In Lexington, we recently passed an ordinance that identifies a Lexington specific form of discrimination that is occurring in our local housing rental market. The ordinance identifies different sources of income or payment that landlords consider, but the one getting all the attention is stopping a practice of local landlords advertising “I don’t accept vouchers” as their single method of removing a possible tenant from their applicant pool.
Our intent is to point out that a $1000 voucher is the same as a $1000 in another form of payment. A landlord still has property rights, still controls how much they rent a property for, and can set the terms and conditions for rental, vetting their tenants in a whole myriad of ways-but still must abide by federal and state Fair Housing Law which stipulates things they can and cannot do. In Lexington, we are just trying to solve what is a local issue by clarifying this form of indirect discrimination, which is already prohibited by state law.
Our council has spent almost two years deliberating, holding public hearings, and of course has had individual conversations with staff, support organizations, tenants, constituents and landlords. We’ve spent that amount of time because it required plenty of thought on how to be the fairest to both the tenant and landlord communities. And localities like Lexington can make these community-based decisions better than anyone else.
Local governments get deeply involved with the nuances of local issues. We listen and live with constituent’s grass roots issues over the long term. We are widely accessible, meet regularly, discuss often, gather lots of input and eventually attempt do something that benefits the population of our small communities as a whole, and not just one part of it. We take the time needed to deliberate and pass reasonable policy that is pertinent to our locality.
There are currently several bills at the state level which were launched in January as a direct result of us trying to fix this local discrimination issue. While I appreciate the attention to the cause, bills that get approved with little vetting of the entire community we are all trying to help can create unintended consequences and confusion.
The legislative process at each level of government is extremely important and needed. We live in a democratic system that allows each government level to carry the burden and responsibility to do the best they can for the overall population they serve. I believe that federal and state government should legislate and support at macro levels-they are best equipped for that, they have bigger staffs and larger budgets and can make true life altering impacts across an entire jurisdiction.

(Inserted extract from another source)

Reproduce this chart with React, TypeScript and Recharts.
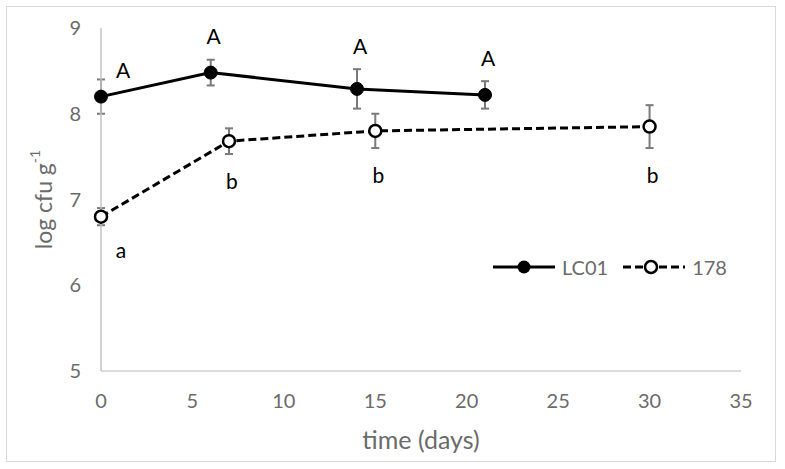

At the city and county level-we will continue to focus on the micro level of solving problems that are unique to our communities-staying in our lane and striving to make each unique locality the best part of our Commonwealth and nation they can be.
Dave Sevigny is the LFUCG 10th district councilperson and a co-sponsor of an ordinance that was enacted Feb 15, 2024 that would eliminate a form of indirect tenant discrimination known as “Source of Income”.